Prep Work Begins at Future Site of Wynn Everett Casino
Site preparation work for the $1.7 billion Wynn Resorts casino in Everett began on Thursday with a small crew, an excavator equipped with claws, and a 10 wheel dump truck.
While the workers dealt with a pile of concrete and other detritus on the former industrial site, a small group of mostly older Wynn supporters and officials gathered about two football fields away. They looked on as the excavator busted up the concrete while posing for photos.
If this was a photo opp, it was not a typical one. There was no ceremonial ribbon cutting with oversized scissors; no formal groundbreaking with local dignitaries holding goldplated shovels while grinning for the camera. This felt more like a very low-key celebration of another milestone on Wynn’s roundabout journey to building a resort casino in Massachusetts.
People in Everette feel that this project is going to transform not just the sprawlish industrial stretch of Route 99 that flows into Sullivan Square but their whole city. With the Wynn casino, Everett will shift from being a city without any hotels or motels to speak of to home of one of the most iconic five star resort brands in the world.
Some Everett residents present at the event were over the moon about the site of a mere excavator hammering away at a drab pile of concrete.
“I can’t wait until this thing is built. It’s gonna be grand! It’s gonna transform the entire region,” said Joe Marino, 76.
Approximately a month’s worth of site preparation will take place before $25 million’s worth of environmental remediation of the heavily contaminated former Monsanto property will begin. For now, workers will clear tress, overgrown brush, make clearer entrance and exit points, and, of course, put up fencing around the property.
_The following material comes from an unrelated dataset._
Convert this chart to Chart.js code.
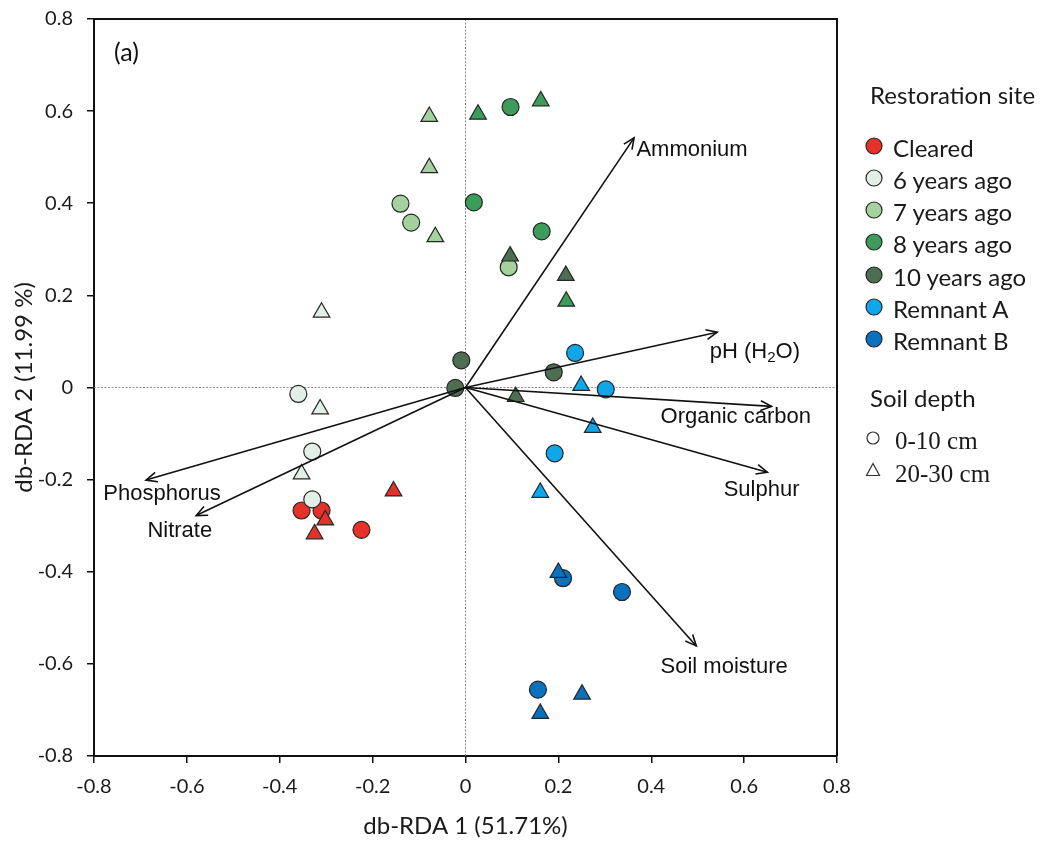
<!DOCTYPE html>
<html>
<head>
<meta charset="utf-8">
<script src="https://cdn.jsdelivr.net/npm/chart.js@4.4.1/dist/chart.umd.min.js"></script>
<style>
  html, body { margin: 0; padding: 0; background: #fff; }
  #wrap { position: relative; width: 1046px; height: 841px; overflow: hidden; }
  #chart { position: absolute; left: 0; top: 0; }
  .lg { position: absolute; white-space: nowrap; color: #1a1a1a; transform: translateY(-50%); line-height: 1; }
  .sans { font-family: Lato, "Open Sans", sans-serif; font-size: 24px; }
  .serif { font-family: "Liberation Serif", "DejaVu Serif", serif; font-size: 25px; }
  .mk { position: absolute; transform: translate(-50%, -50%); }
</style>
</head>
<body>
<div id="wrap">
  <canvas id="chart" width="1046" height="841"></canvas>
  <div id="legend"></div>
</div>
<script>
// ---------------- data ----------------
const sites = ['Cleared', '6 years ago', '7 years ago', '8 years ago', '10 years ago', 'Remnant A', 'Remnant B'];
const depths = ['0-10 cm', '20-30 cm'];

// db-RDA scores [db-RDA 1, db-RDA 2]
const cleared_0_10  = [[-0.353, -0.267], [-0.310, -0.267], [-0.224, -0.309]];
const cleared_20_30 = [[-0.155, -0.225], [-0.302, -0.288], [-0.325, -0.318]];
const yr6_0_10      = [[-0.360, -0.014], [-0.330, -0.139], [-0.330, -0.243]];
const yr6_20_30     = [[-0.310,  0.163], [-0.313, -0.047], [-0.353, -0.188]];
const yr7_0_10      = [[-0.140,  0.399], [-0.117,  0.358], [ 0.093,  0.261]];
const yr7_20_30     = [[-0.078,  0.588], [-0.078,  0.477], [-0.065,  0.327]];
const yr8_0_10      = [[ 0.097,  0.609], [ 0.018,  0.402], [ 0.164,  0.339]];
const yr8_20_30     = [[ 0.027,  0.593], [ 0.162,  0.622], [ 0.217,  0.187]];
const yr10_0_10     = [[-0.009,  0.059], [-0.022, -0.001], [ 0.190,  0.033]];
const yr10_20_30    = [[ 0.096,  0.285], [ 0.216,  0.243], [ 0.108, -0.020]];
const remA_0_10     = [[ 0.236,  0.075], [ 0.302, -0.004], [ 0.192, -0.143]];
const remA_20_30    = [[ 0.249,  0.004], [ 0.274, -0.087], [ 0.161, -0.228]];
const remB_0_10     = [[ 0.210, -0.414], [ 0.337, -0.444], [ 0.156, -0.656]];
const remB_20_30    = [[ 0.200, -0.402], [ 0.251, -0.666], [ 0.161, -0.708]];

// environmental vectors
const envNames = ['Ammonium', 'pH (H2O)', 'Organic carbon', 'Sulphur', 'Soil moisture', 'Phosphorus', 'Nitrate'];
const envX = [0.363, 0.542, 0.659, 0.650, 0.497, -0.688, -0.580];
const envY = [0.542, 0.120, -0.041, -0.184, -0.561, -0.201, -0.278];

// ticks
const xTickValues = [-0.8, -0.6, -0.4, -0.2, 0, 0.2, 0.4, 0.6, 0.8];
const xTickLabels = ['-0.8', '-0.6', '-0.4', '-0.2', '0', '0.2', '0.4', '0.6', '0.8'];
const yTickValues = [-0.8, -0.6, -0.4, -0.2, 0, 0.2, 0.4, 0.6, 0.8];
const yTickLabels = ['-0.8', '-0.6', '-0.4', '-0.2', '0', '0.2', '0.4', '0.6', '0.8'];

const xTitle = 'db-RDA 1 (51.71%)';
const yTitle = 'db-RDA 2 (11.99 %)';
const panelLabel = '(a)';

// ---------------- styling (kept separate from data) ----------------
const siteColors = ['#e4322a', '#e2efe7', '#a4d29f', '#3d9c5a', '#4e6e51', '#0fa7ea', '#0a71bf'];
const envLabelX = [0.368, 0.526, 0.420, 0.556, 0.420, -0.780, -0.685];   // label left edge
const envLabelY = [0.515, 0.078, -0.064, -0.222, -0.606, -0.230, -0.311]; // label middle

const siteData = [
  [cleared_0_10, cleared_20_30],
  [yr6_0_10, yr6_20_30],
  [yr7_0_10, yr7_20_30],
  [yr8_0_10, yr8_20_30],
  [yr10_0_10, yr10_20_30],
  [remA_0_10, remA_20_30],
  [remB_0_10, remB_20_30]
];

const datasets = [];
let drawSeq = 0;
siteData.forEach((pair, s) => {
  pair.forEach((pts, d) => {
    datasets.push({
      type: 'scatter',
      label: sites[s] + ' ' + depths[d],
      data: pts.map(p => ({ x: p[0], y: p[1] })),
      pointStyle: d === 0 ? 'circle' : 'triangle',
      pointRadius: d === 0 ? 8.5 : 9.6,
      pointHoverRadius: d === 0 ? 8.5 : 9.6,
      backgroundColor: siteColors[s],
      borderColor: '#262626',
      pointBorderWidth: 1.2,
      borderWidth: 1.2,
      order: 100 - drawSeq++
    });
  });
});
envNames.forEach((n, i) => {
  datasets.push({
    type: 'line',
    label: n,
    data: [{ x: 0, y: 0 }, { x: envX[i], y: envY[i] }],
    borderColor: '#111',
    borderWidth: 1.6,
    pointRadius: 0,
    fill: false,
    order: 0
  });
});

const decor = {
  id: 'decor',
  beforeDatasetsDraw(chart) {
    const { ctx, chartArea: a, scales: { x, y } } = chart;
    const x0 = x.getPixelForValue(0), y0 = y.getPixelForValue(0);
    ctx.save();
    ctx.strokeStyle = '#8c8c8c';
    ctx.lineWidth = 1;
    ctx.setLineDash([2, 1.5]);
    ctx.beginPath();
    ctx.moveTo(x0, a.top); ctx.lineTo(x0, a.bottom);
    ctx.moveTo(a.left, y0); ctx.lineTo(a.right, y0);
    ctx.stroke();
    ctx.restore();
  },
  afterDatasetsDraw(chart) {
    const { ctx, chartArea: a, scales: { x, y } } = chart;
    const x0 = x.getPixelForValue(0), y0 = y.getPixelForValue(0);
    ctx.save();
    // arrow heads
    ctx.strokeStyle = '#111';
    ctx.lineWidth = 1.6;
    envNames.forEach((n, i) => {
      const tx = x.getPixelForValue(envX[i]), ty = y.getPixelForValue(envY[i]);
      const ang = Math.atan2(ty - y0, tx - x0);
      const L = 12, spread = 0.42;
      ctx.beginPath();
      ctx.moveTo(tx - L * Math.cos(ang - spread), ty - L * Math.sin(ang - spread));
      ctx.lineTo(tx, ty);
      ctx.lineTo(tx - L * Math.cos(ang + spread), ty - L * Math.sin(ang + spread));
      ctx.stroke();
    });
    // labels
    ctx.fillStyle = '#111';
    ctx.textBaseline = 'middle';
    ctx.textAlign = 'left';
    const f = '22px "Liberation Sans", Arial, sans-serif';
    const fs = '15px "Liberation Sans", Arial, sans-serif';
    envNames.forEach((n, i) => {
      const lx = x.getPixelForValue(envLabelX[i]), ly = y.getPixelForValue(envLabelY[i]);
      if (n === 'pH (H2O)') {
        ctx.font = f;
        let cx = lx;
        ctx.fillText('pH (H', cx, ly); cx += ctx.measureText('pH (H').width;
        ctx.font = fs;
        ctx.fillText('2', cx, ly + 6); cx += ctx.measureText('2').width;
        ctx.font = f;
        ctx.fillText('O)', cx, ly);
      } else {
        ctx.font = f;
        ctx.fillText(n, lx, ly);
      }
    });
    // panel label
    ctx.font = '25px Lato, "Open Sans", sans-serif';
    ctx.fillStyle = '#111';
    ctx.fillText(panelLabel, a.left + 20, a.top + 34);
    // frame top & right
    ctx.strokeStyle = '#111';
    ctx.lineWidth = 2;
    ctx.setLineDash([]);
    ctx.beginPath();
    ctx.moveTo(a.left, a.top); ctx.lineTo(a.right, a.top); ctx.lineTo(a.right, a.bottom);
    ctx.stroke();
    ctx.restore();
  }
};

const tickFont = { family: 'Lato, "Open Sans", sans-serif', size: 20 };
const titleFont = { family: 'Lato, "Open Sans", sans-serif', size: 24 };

new Chart(document.getElementById('chart'), {
  type: 'scatter',
  data: { datasets },
  options: {
    responsive: false,
    animation: false,
    devicePixelRatio: 1,
    layout: { padding: { top: 19, right: 209, left: 0, bottom: 0 } },
    plugins: { legend: { display: false }, tooltip: { enabled: false } },
    scales: {
      x: {
        type: 'linear', min: -0.8, max: 0.8,
        afterBuildTicks: s => { s.ticks = xTickValues.map(v => ({ value: v })); },
        afterFit: s => { s.height = 85; s.paddingLeft = 0; s.paddingRight = 0; },
        ticks: { font: tickFont, color: '#1a1a1a', padding: 12, maxRotation: 0, callback: (v, i) => xTickLabels[i] },
        grid: { drawOnChartArea: false, drawTicks: true, tickLength: 7, color: '#111', lineWidth: 1.5 },
        border: { display: true, color: '#111', width: 2 },
        title: { display: true, text: xTitle, font: titleFont, color: '#1a1a1a', padding: { top: 4, bottom: 0 } }
      },
      y: {
        type: 'linear', min: -0.8, max: 0.8,
        afterBuildTicks: s => { s.ticks = yTickValues.map(v => ({ value: v })); },
        afterFit: s => { s.width = 94; s.paddingTop = 0; s.paddingBottom = 0; },
        ticks: { font: tickFont, color: '#1a1a1a', padding: 14, callback: (v, i) => yTickLabels[i] },
        grid: { drawOnChartArea: false, drawTicks: true, tickLength: 7, color: '#111', lineWidth: 1.5 },
        border: { display: true, color: '#111', width: 2 },
        title: { display: true, text: yTitle, font: titleFont, color: '#1a1a1a', padding: { top: 10, bottom: 0 } }
      }
    }
  },
  plugins: [decor]
});

// ---------------- legend (HTML text) ----------------
const lg = document.getElementById('legend');
function addText(txt, left, cy, cls) {
  const d = document.createElement('div');
  d.className = 'lg ' + cls;
  d.style.left = left + 'px';
  d.style.top = cy + 'px';
  d.textContent = txt;
  lg.appendChild(d);
}
function addMarker(svg, cx, cy) {
  const d = document.createElement('div');
  d.className = 'mk';
  d.style.left = cx + 'px';
  d.style.top = cy + 'px';
  d.innerHTML = svg;
  lg.appendChild(d);
}
addText('Restoration site', 870, 95, 'sans');
const rowY = [148, 180, 212, 244, 277, 309, 341];
sites.forEach((s, i) => {
  addMarker(`<svg width="20" height="20"><circle cx="10" cy="10" r="8" fill="${siteColors[i]}" stroke="#262626" stroke-width="1.2"/></svg>`, 874, rowY[i]);
  addText(s, 893, rowY[i], 'sans');
});
addText('Soil depth', 870, 398, 'sans');
addMarker(`<svg width="18" height="18"><circle cx="9" cy="9" r="6" fill="none" stroke="#333" stroke-width="1.2"/></svg>`, 873, 440);
addText(depths[0], 895, 440, 'serif');
addMarker(`<svg width="18" height="18"><polygon points="9,2.5 15.5,14.5 2.5,14.5" fill="none" stroke="#333" stroke-width="1.2"/></svg>`, 873, 472);
addText(depths[1], 895, 473, 'serif');
</script>
</body>
</html>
The complex remediation portion of the project is expected to last three months, wrapping just before winter really sets in.
While all of this is going on, the future of the project will still be fought over in court, as some surrounding communities are unhappy with how the licensing process went down. The project recently cleared a major hurdle when it was awarded a crucial environmental permit from state officials.
With all the legal wrangling and permitting headaches surrounding the project, Wynn officials and Everett Mayor Carlo DeMaria still managed to sound upbeat about its future when asked about it on the site.
“We feel very good about getting through that process and lead us to where we are today, which is site preparation and preconstruction,” said Wynn Everett President Robert DeSalvio.
DeSalvio said that Wynn officials are optimistic about their next discussions with Boston Mayor Marty Walsh, a strong opponent of the project. Walsh and DeSalvio are both on record in recent days saying a planned post-Labor Day meeting between the two has not been scheduled.
“We’re excited to get this project underway. We’re moving forward,” said DeMaria.
DeMaria said he underdstood where Walsh was coming from with his opposition to the project but emphasized that it could be the catalyst to final fix the Sullivan Square rotary.
The casino is scheduled to open sometime in 2018.